- _INFORMATION SUPPLIED_
=======
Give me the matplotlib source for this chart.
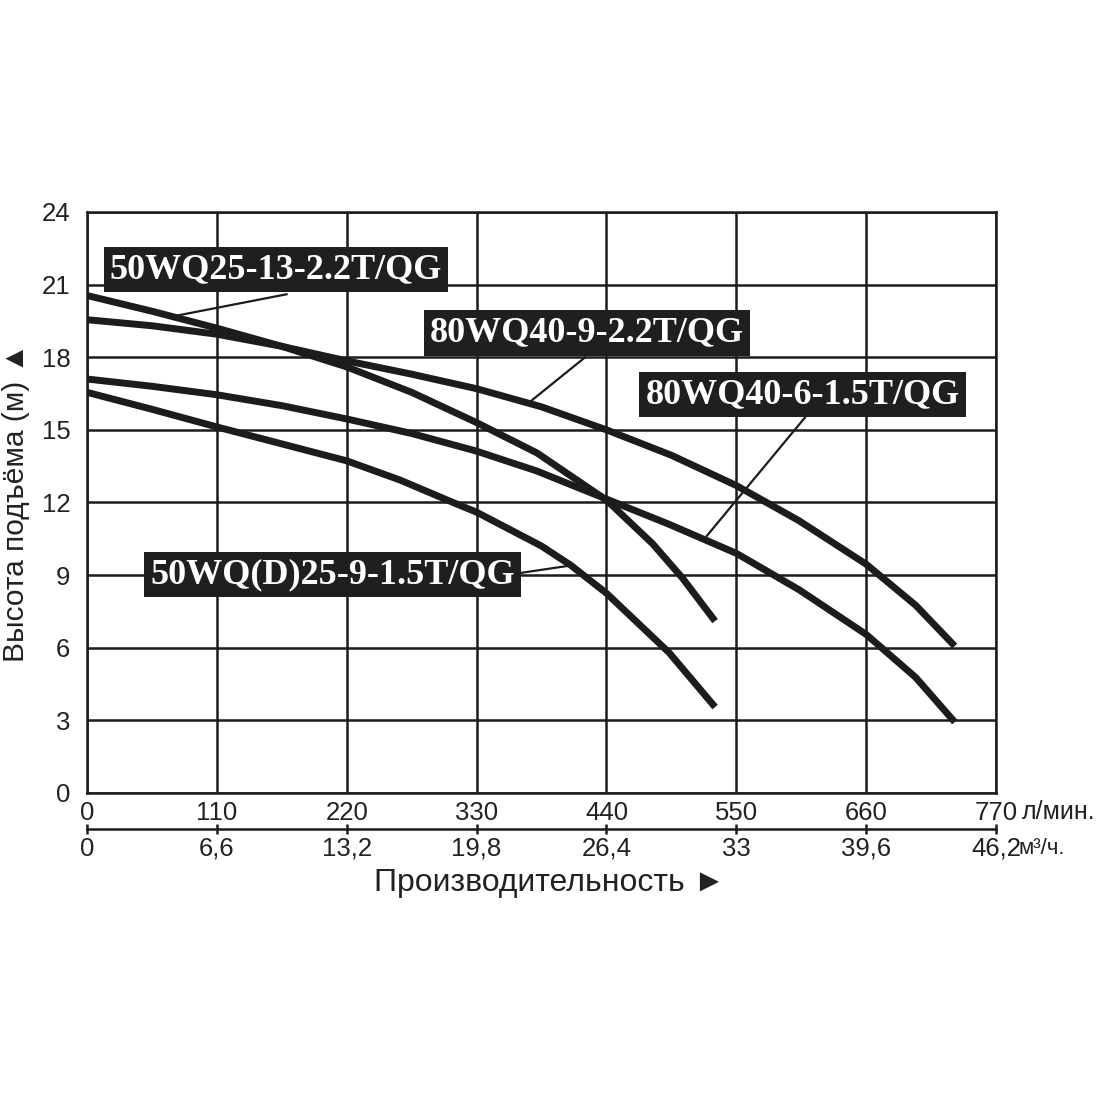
import matplotlib
matplotlib.use('Agg')
import matplotlib.pyplot as plt

# ---------------- data ----------------
flow_ticks = [0, 110, 220, 330, 440, 550, 660, 770]
flow_tick_labels = ['0', '110', '220', '330', '440', '550', '660', '770']
flow_m3h_ticks = [0, 6.6, 13.2, 19.8, 26.4, 33, 39.6, 46.2]
flow_m3h_labels = ['0', '6,6', '13,2', '19,8', '26,4', '33', '39,6', '46,2']
head_ticks = [0, 3, 6, 9, 12, 15, 18, 21, 24]

# 50WQ25-13-2.2T/QG
a_x = [0, 55, 110, 165, 220, 275, 330, 381, 440, 479, 504, 532]
a_y = [20.55, 19.9, 19.2, 18.45, 17.6, 16.55, 15.3, 14.05, 12.1, 10.3, 8.9, 7.1]
# 80WQ40-9-2.2T/QG
b_x = [0, 55, 110, 165, 220, 275, 330, 385, 440, 495, 550, 603, 660, 702, 735]
b_y = [19.55, 19.3, 18.95, 18.45, 17.85, 17.3, 16.7, 15.95, 15.0, 13.95, 12.7,
       11.25, 9.45, 7.75, 6.07]
# 80WQ40-6-1.5T/QG
c_x = [0, 55, 110, 165, 220, 275, 330, 381, 437, 493, 550, 603, 660, 702, 735]
c_y = [17.1, 16.8, 16.45, 16.0, 15.45, 14.85, 14.12, 13.3, 12.2, 11.1, 9.9,
       8.4, 6.55, 4.77, 2.93]
# 50WQ(D)25-9-1.5T/QG
d_x = [0, 55, 110, 165, 220, 265, 310, 330, 385, 410, 440, 493, 532]
d_y = [16.55, 15.85, 15.12, 14.42, 13.72, 12.93, 12.0, 11.6, 10.2, 9.4, 8.25,
       5.8, 3.55]

series_x = [a_x, b_x, c_x, d_x]
series_y = [a_y, b_y, c_y, d_y]
series_names = ['50WQ25-13-2.2T/QG', '80WQ40-9-2.2T/QG',
                '80WQ40-6-1.5T/QG', '50WQ(D)25-9-1.5T/QG']
# label box centres, leader start (on box) and leader end (on curve)
label_pos = [(160, 21.63), (423.5, 19.0), (606, 16.47), (208, 9.03)]
leader_start = [(169, 20.6), (422, 18.0), (608, 15.5), (366, 9.08)]
leader_end = [(74, 19.7), (375, 16.15), (525, 10.62), (410, 9.4)]

# ---------------- figure ----------------
fig = plt.figure(figsize=(11, 11), dpi=100)
fig.patch.set_facecolor('white')
ax = fig.add_axes([0.0791, 0.2791, 0.8264, 0.5282])
ink = '#1c1c1c'
txt = '#222222'
sans = ['Liberation Sans', 'DejaVu Sans']
serif = ['Liberation Serif', 'DejaVu Serif']

ax.set_xlim(0, 770)
ax.set_ylim(0, 24)
ax.set_xticks(flow_ticks)
ax.set_xticklabels(flow_tick_labels)
ax.set_yticks(head_ticks)
ax.grid(True, color=ink, lw=1.8, zorder=1)
for s in ax.spines.values():
    s.set_color(ink)
    s.set_linewidth(1.8)
    s.set_zorder(2)
ax.tick_params(axis='both', length=0, labelsize=18.5, colors=txt)
ax.tick_params(axis='x', pad=6)
ax.tick_params(axis='y', pad=12)
for lab in ax.get_xticklabels() + ax.get_yticklabels():
    lab.set_family(sans)

for xs, ys in zip(series_x, series_y):
    ax.plot(xs, ys, color=ink, lw=5.0, solid_capstyle='butt',
            solid_joinstyle='round', zorder=3)

for name, (tx, ty), (sx, sy), (ex, ey) in zip(series_names, label_pos,
                                              leader_start, leader_end):
    ax.plot([sx, ex], [sy, ey], color=ink, lw=1.6, zorder=4)
    ax.text(tx, ty, name, ha='center', va='center', color='white',
            fontsize=26, fontweight='bold', family=serif, zorder=6,
            bbox=dict(boxstyle='square,pad=0.17', fc='#1f1f1f', ec='none'))

fig.text(0.929, 1 - 812 / 1100, 'л/мин.', ha='left', va='center',
         fontsize=18, family=sans, color=txt)

ax.set_ylabel('Высота подъёма (м) ▲', fontsize=21.5, family=sans,
              color=txt, labelpad=8)

# second flow axis (m3/h)
ax2 = fig.add_axes([0.0791, 1 - 829 / 1100, 0.8264, 0.0001])
ax2.set_xlim(0, 46.2)
ax2.set_ylim(0, 1)
for k in ['left', 'right', 'top']:
    ax2.spines[k].set_visible(False)
ax2.spines['bottom'].set_color(ink)
ax2.spines['bottom'].set_linewidth(1.8)
ax2.set_yticks([])
ax2.set_xticks(flow_m3h_ticks)
ax2.set_xticklabels(flow_m3h_labels)
ax2.tick_params(axis='x', direction='inout', length=7, width=1.8,
                color=ink, labelsize=18.5, pad=2, labelcolor=txt)
for lab in ax2.get_xticklabels():
    lab.set_family(sans)
ax2.patch.set_alpha(0)

fig.text(0.926, 1 - 848 / 1100, 'м³/ч.', ha='left', va='center',
         fontsize=16, family=sans, color=txt)

fig.text(0.5, 1 - 883 / 1100, 'Производительность ►', ha='center',
         va='center', fontsize=23, family=sans, color=txt)

fig.savefig('out.png', dpi=100, facecolor='white')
=======
- _THE PROBLEM_
Your copy of the data should match it exactly, except that pictures are left out.

- _RESPONSE FOR THIS EXERCISE_
Give me the matplotlib source for this chart.
import matplotlib
matplotlib.use('Agg')
import matplotlib.pyplot as plt

# ---------------- data ----------------
flow_ticks = [0, 110, 220, 330, 440, 550, 660, 770]
flow_tick_labels = ['0', '110', '220', '330', '440', '550', '660', '770']
flow_m3h_ticks = [0, 6.6, 13.2, 19.8, 26.4, 33, 39.6, 46.2]
flow_m3h_labels = ['0', '6,6', '13,2', '19,8', '26,4', '33', '39,6', '46,2']
head_ticks = [0, 3, 6, 9, 12, 15, 18, 21, 24]

# 50WQ25-13-2.2T/QG
a_x = [0, 55, 110, 165, 220, 275, 330, 381, 440, 479, 504, 532]
a_y = [20.55, 19.9, 19.2, 18.45, 17.6, 16.55, 15.3, 14.05, 12.1, 10.3, 8.9, 7.1]
# 80WQ40-9-2.2T/QG
b_x = [0, 55, 110, 165, 220, 275, 330, 385, 440, 495, 550, 603, 660, 702, 735]
b_y = [19.55, 19.3, 18.95, 18.45, 17.85, 17.3, 16.7, 15.95, 15.0, 13.95, 12.7,
       11.25, 9.45, 7.75, 6.07]
# 80WQ40-6-1.5T/QG
c_x = [0, 55, 110, 165, 220, 275, 330, 381, 437, 493, 550, 603, 660, 702, 735]
c_y = [17.1, 16.8, 16.45, 16.0, 15.45, 14.85, 14.12, 13.3, 12.2, 11.1, 9.9,
       8.4, 6.55, 4.77, 2.93]
# 50WQ(D)25-9-1.5T/QG
d_x = [0, 55, 110, 165, 220, 265, 310, 330, 385, 410, 440, 493, 532]
d_y = [16.55, 15.85, 15.12, 14.42, 13.72, 12.93, 12.0, 11.6, 10.2, 9.4, 8.25,
       5.8, 3.55]

series_x = [a_x, b_x, c_x, d_x]
series_y = [a_y, b_y, c_y, d_y]
series_names = ['50WQ25-13-2.2T/QG', '80WQ40-9-2.2T/QG',
                '80WQ40-6-1.5T/QG', '50WQ(D)25-9-1.5T/QG']
# label box centres, leader start (on box) and leader end (on curve)
label_pos = [(160, 21.63), (423.5, 19.0), (606, 16.47), (208, 9.03)]
leader_start = [(169, 20.6), (422, 18.0), (608, 15.5), (366, 9.08)]
leader_end = [(74, 19.7), (375, 16.15), (525, 10.62), (410, 9.4)]

# ---------------- figure ----------------
fig = plt.figure(figsize=(11, 11), dpi=100)
fig.patch.set_facecolor('white')
ax = fig.add_axes([0.0791, 0.2791, 0.8264, 0.5282])
ink = '#1c1c1c'
txt = '#222222'
sans = ['Liberation Sans', 'DejaVu Sans']
serif = ['Liberation Serif', 'DejaVu Serif']

ax.set_xlim(0, 770)
ax.set_ylim(0, 24)
ax.set_xticks(flow_ticks)
ax.set_xticklabels(flow_tick_labels)
ax.set_yticks(head_ticks)
ax.grid(True, color=ink, lw=1.8, zorder=1)
for s in ax.spines.values():
    s.set_color(ink)
    s.set_linewidth(1.8)
    s.set_zorder(2)
ax.tick_params(axis='both', length=0, labelsize=18.5, colors=txt)
ax.tick_params(axis='x', pad=6)
ax.tick_params(axis='y', pad=12)
for lab in ax.get_xticklabels() + ax.get_yticklabels():
    lab.set_family(sans)

for xs, ys in zip(series_x, series_y):
    ax.plot(xs, ys, color=ink, lw=5.0, solid_capstyle='butt',
            solid_joinstyle='round', zorder=3)

for name, (tx, ty), (sx, sy), (ex, ey) in zip(series_names, label_pos,
                                              leader_start, leader_end):
    ax.plot([sx, ex], [sy, ey], color=ink, lw=1.6, zorder=4)
    ax.text(tx, ty, name, ha='center', va='center', color='white',
            fontsize=26, fontweight='bold', family=serif, zorder=6,
            bbox=dict(boxstyle='square,pad=0.17', fc='#1f1f1f', ec='none'))

fig.text(0.929, 1 - 812 / 1100, 'л/мин.', ha='left', va='center',
         fontsize=18, family=sans, color=txt)

ax.set_ylabel('Высота подъёма (м) ▲', fontsize=21.5, family=sans,
              color=txt, labelpad=8)

# second flow axis (m3/h)
ax2 = fig.add_axes([0.0791, 1 - 829 / 1100, 0.8264, 0.0001])
ax2.set_xlim(0, 46.2)
ax2.set_ylim(0, 1)
for k in ['left', 'right', 'top']:
    ax2.spines[k].set_visible(False)
ax2.spines['bottom'].set_color(ink)
ax2.spines['bottom'].set_linewidth(1.8)
ax2.set_yticks([])
ax2.set_xticks(flow_m3h_ticks)
ax2.set_xticklabels(flow_m3h_labels)
ax2.tick_params(axis='x', direction='inout', length=7, width=1.8,
                color=ink, labelsize=18.5, pad=2, labelcolor=txt)
for lab in ax2.get_xticklabels():
    lab.set_family(sans)
ax2.patch.set_alpha(0)

fig.text(0.926, 1 - 848 / 1100, 'м³/ч.', ha='left', va='center',
         fontsize=16, family=sans, color=txt)

fig.text(0.5, 1 - 883 / 1100, 'Производительность ►', ha='center',
         va='center', fontsize=23, family=sans, color=txt)

fig.savefig('out.png', dpi=100, facecolor='white')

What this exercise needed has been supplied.